Keepin’ on keepin’ on…

Due to popular demand (about 3 people), I will be continuing to write here at “Diario de una Voluntaria” while I am in graduate school. It makes sense really, given that my work in International Education, founded experientially in my work in Honduras, is still going on, at least on an intellectual level.

Honduras, Jungle School, and HHK continue to be an enormous part of my everyday life. Keeping in touch with volunteers, sending out appeals for donations, and even the occasional call from one of the families in La Herradura. Even here is DC, so far from the jungle, I feel connected to the community in a very strong way. And it is essential, I think, to have this anchor in a locale while studying themes and topics on the macro level. When I feel like I am swimming in a mire of confusing ideas, I can return to my mental home and refresh my perspective.

People like to say that the world is getting smaller, but I challenge that. I fear the idea leaves the world too susceptible to the spread of monocultures. It makes crossing cultural boundaries sound like an easy thing to do, as if it just takes a short airplane flight or a tour of Google News. And then, poof, you are a world citizen. I have learned, much to my own chagrin, that the process is not so easy. I still fall far short of the goal. The danger in feeling that another culture is not distant is that you fail see it’s intricacies and differences, not to mention the ensuing assumption that the people of the other culture should be able to understand you just as easily. No, culturally the world isn’t small at all, nor would we want it to be. Instead, I challenge the human being to grow bigger. It is time for us to evolve and develop the ability to exist on both the local and global levels.

I work in education and I work in development. We take these words for granted but they are loaded and complex. These days, I am taking the time to look at just want they mean and for whom they mean it. Education is learning. But that isn’t enough. Each individual person does that naturally and often without outside direction. If it is the direction of learning in a systematic way then I start to wonder about the goals of the education and whose goals they are, and why they choose a particular system of instruction and organization of the ideas taught.

Development is harder to wrap my mind around. I like the idea that it is the unfolding of potential (not my own idea but that of scholars Fagerlind and Saha.) But when it is something we are actively involved in, it is the direction of potential in a systemic way. Who is directing the process? Does each person get to choose how to develop their own potential? There is no one system that would work for everyone’s potential, so do some people’s potentials get damaged or quashed in the process of developing everyone else’s potentials? What happens to those who are quashed? If they aren’t able to develop, then maybe the process of Development isn’t really taking place, is it?

Education is involved in Development then if it is the systematic direction of learning in order to unfold the potentials of people.
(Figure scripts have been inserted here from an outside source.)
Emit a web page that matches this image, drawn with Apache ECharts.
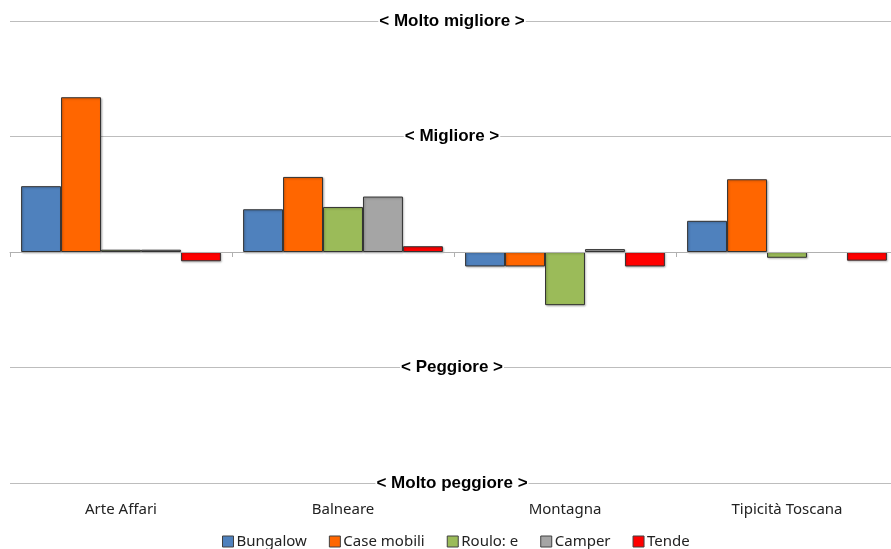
<!DOCTYPE html>
<html>
<head>
<meta charset="utf-8">
<script src="https://cdn.jsdelivr.net/npm/echarts@6/dist/echarts.min.js"></script>
<style>
  html, body { margin: 0; padding: 0; background: #fff; }
  #chart { width: 891px; height: 549px; }
</style>
</head>
<body>
<div id="chart"></div>
<script>
// Variazione attesa per tipologia di alloggio, per prodotto turistico
const categories = ['Arte Affari', 'Balneare', 'Montagna', 'Tipicità Toscana'];
const seriesNames = ['Bungalow', 'Case mobili', 'Roulo: e', 'Camper', 'Tende'];
const bungalow   = [0.57, 0.37, -0.125, 0.27];
const caseMobili = [1.34, 0.65, -0.125, 0.63];
const roulotte   = [0.02, 0.39, -0.46, -0.05];
const camper     = [0.02, 0.48, 0.025, null];
const tende      = [-0.08, 0.05, -0.125, -0.075];
const yTickLabels = ['< Molto peggiore >', '< Peggiore >', '', '< Migliore >', '< Molto migliore >'];
const colors = ['#4F81BD', '#FF6600', '#9BBB59', '#A5A5A5', '#FF0000'];

const values = [bungalow, caseMobili, roulotte, camper, tende];

const chart = echarts.init(document.getElementById('chart'));
chart.setOption({
  animation: false,
  color: colors,
  grid: { left: 10, width: 888, top: 21, bottom: 66, outerBoundsMode: 'none', containLabel: false },
  legend: {
    bottom: -5,
    left: 217,
    icon: 'rect',
    itemWidth: 11,
    itemHeight: 11,
    itemGap: 22,
    itemStyle: { borderColor: '#404040', borderWidth: 1 },
    textStyle: { fontFamily: 'Noto Sans', fontSize: 15, color: '#222', padding: [0, 0, 0, -2] },
    data: seriesNames
  },
  xAxis: [
    {
      type: 'category',
      data: categories,
      axisLine: { onZero: true, lineStyle: { color: '#b0b0b0', width: 1 } },
      axisTick: { show: true, length: 5, lineStyle: { color: '#b0b0b0' } },
      axisLabel: { show: false },
      z: 3
    },
    {
      type: 'category',
      data: categories,
      position: 'bottom',
      axisLine: { show: false, onZero: false },
      axisTick: { show: false },
      axisLabel: { fontFamily: 'Noto Sans', fontSize: 15, color: '#222', margin: 19 }
    }
  ],
  yAxis: {
    type: 'value',
    min: -2,
    max: 2,
    interval: 1,
    axisLine: { show: false },
    axisTick: { show: false },
    splitLine: { lineStyle: { color: '#bdbdbd', width: 1 } },
    axisLabel: {
      align: 'center',
      margin: -442,
      fontFamily: 'Liberation Sans Narrow, Arial Narrow, Liberation Sans, sans-serif',
      fontWeight: 'bold',
      fontSize: 17,
      color: '#000',
      backgroundColor: '#fff',
      padding: [0, 1, 3, 1],
      formatter: function (v) { return yTickLabels[Math.round(v) + 2]; }
    }
  },
  series: seriesNames.map(function (name, i) {
    return {
      name: name,
      type: 'bar',
      xAxisIndex: 0,
      data: values[i],
      barGap: '0%',
      barCategoryGap: '10%',
      itemStyle: {
        borderColor: '#333',
        borderWidth: 1,
        shadowColor: 'rgba(0,0,0,0.25)',
        shadowBlur: 2,
        shadowOffsetX: 1,
        shadowOffsetY: 1
      }
    };
  })
});
</script>
</body>
</html>
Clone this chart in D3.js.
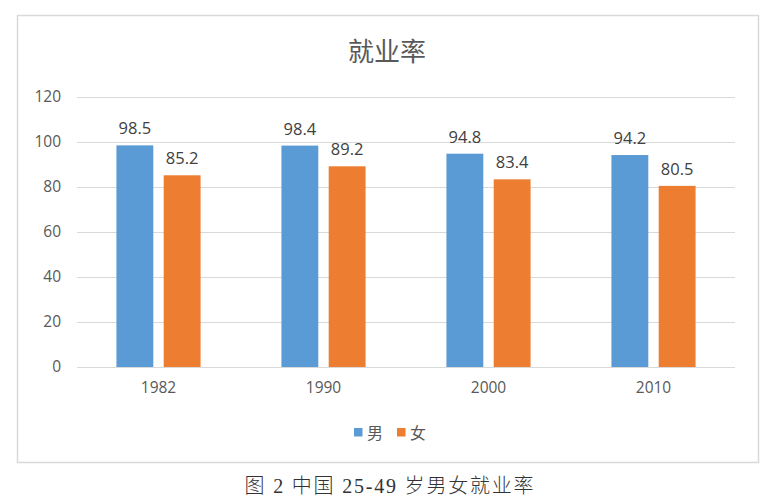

And I am left with a great many questions…Whose potential is developed and whose is either damaged or ignored?...What constitutes developed potentials and who gets to set this goal?...What is the reward for the successful people? And what of the failures?
As always more questions than answers, more of a landscape with relationships between ideas than hard knowledge or cardinal directions on an intellectual map…so I just keep on keepin’ on…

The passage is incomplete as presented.